Even more than four decades after its release, it's all but impossible to challenge that argument. Even if Jaws wasn't one of the most culturally significant films in the history of moving pictures, it would likely earn its place as one of Spielberg's best purely based on its unbridled ambition. We're talking about a big, silly movie that features a giant killer shark, after all. On premise alone, Jaws simply had no business being as good as it was. Couple that silly premise with the film's nightmarish production and the fact that Spielberg was a largely untested 26-year-old when he took the job, and Jaws was the sort of film that should've ruined the careers of everyone involved.
Instead, it made them icons.

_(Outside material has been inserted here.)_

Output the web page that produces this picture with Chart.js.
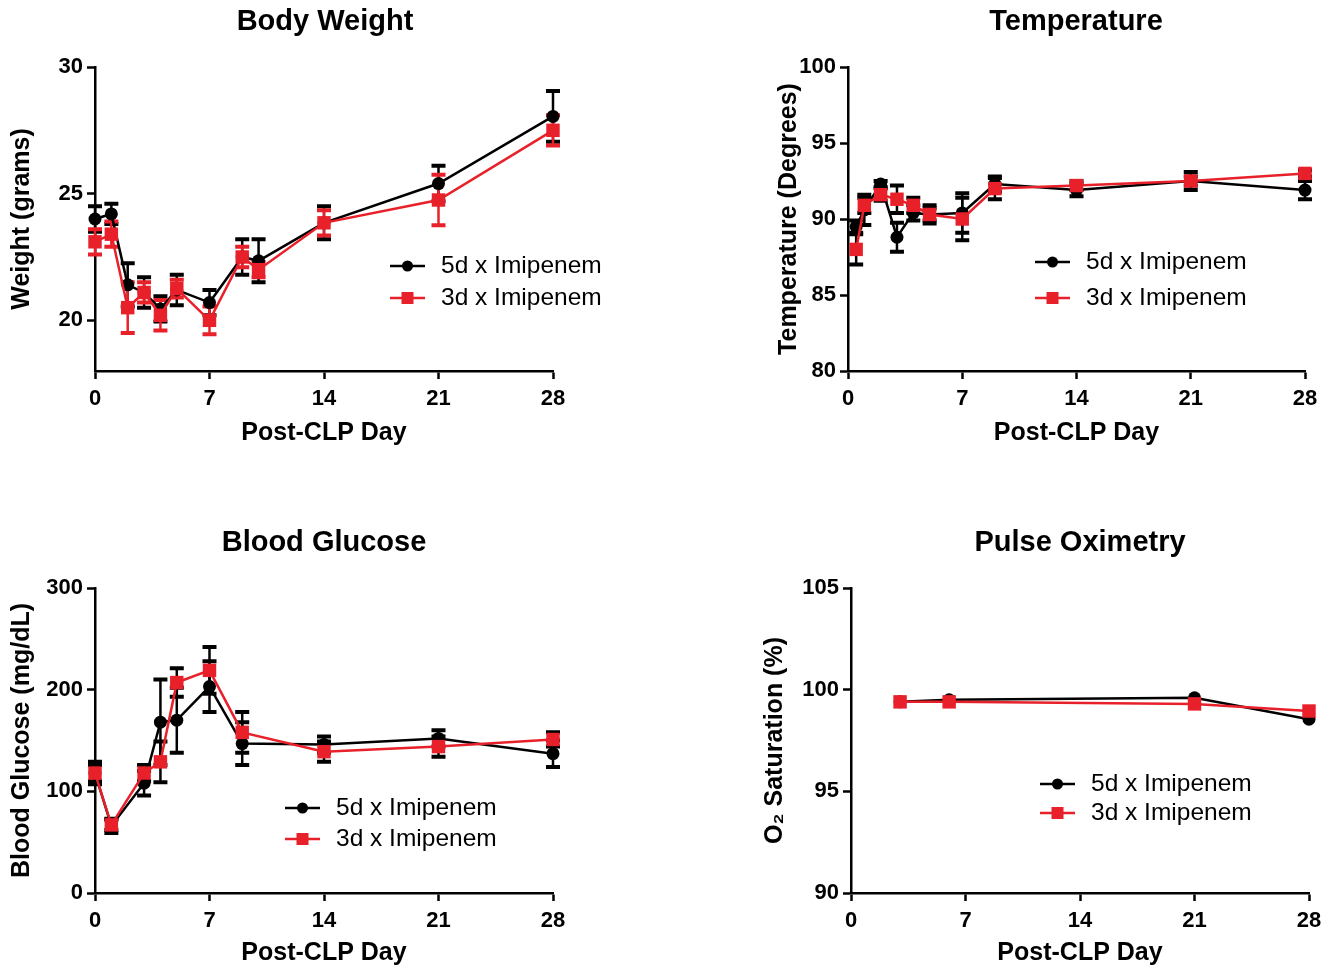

Spielberg rolled with the proverbial punches on the set, stuck to his unique vision for the film, and delivered his first official masterpiece. From its opening moments, Jaws is all but flawless in its melding of sound, music, and image. The icing on the cake is that Spielberg (behind pitch-perfect performances from Roy Scheider, Richard Dreyfuss, and Robert Shaw) also managed to twist his killer shark tale into a heart-thumping human calamity that'll no doubt continue to captivate (and terrify) moviegoers for generations to come.
Worst: 1941 (1979)
On the heels of the astounding one-two punch of Jaws and its 1977 follow-up Close Encounters of the Third Kind, Spielberg firmly established himself as a visionary new voice in Hollywood. With two bona fide hits to his name, the young director may have started believing his own hype — hence his decision to try his hand a comedy with the screwball war flick 1941.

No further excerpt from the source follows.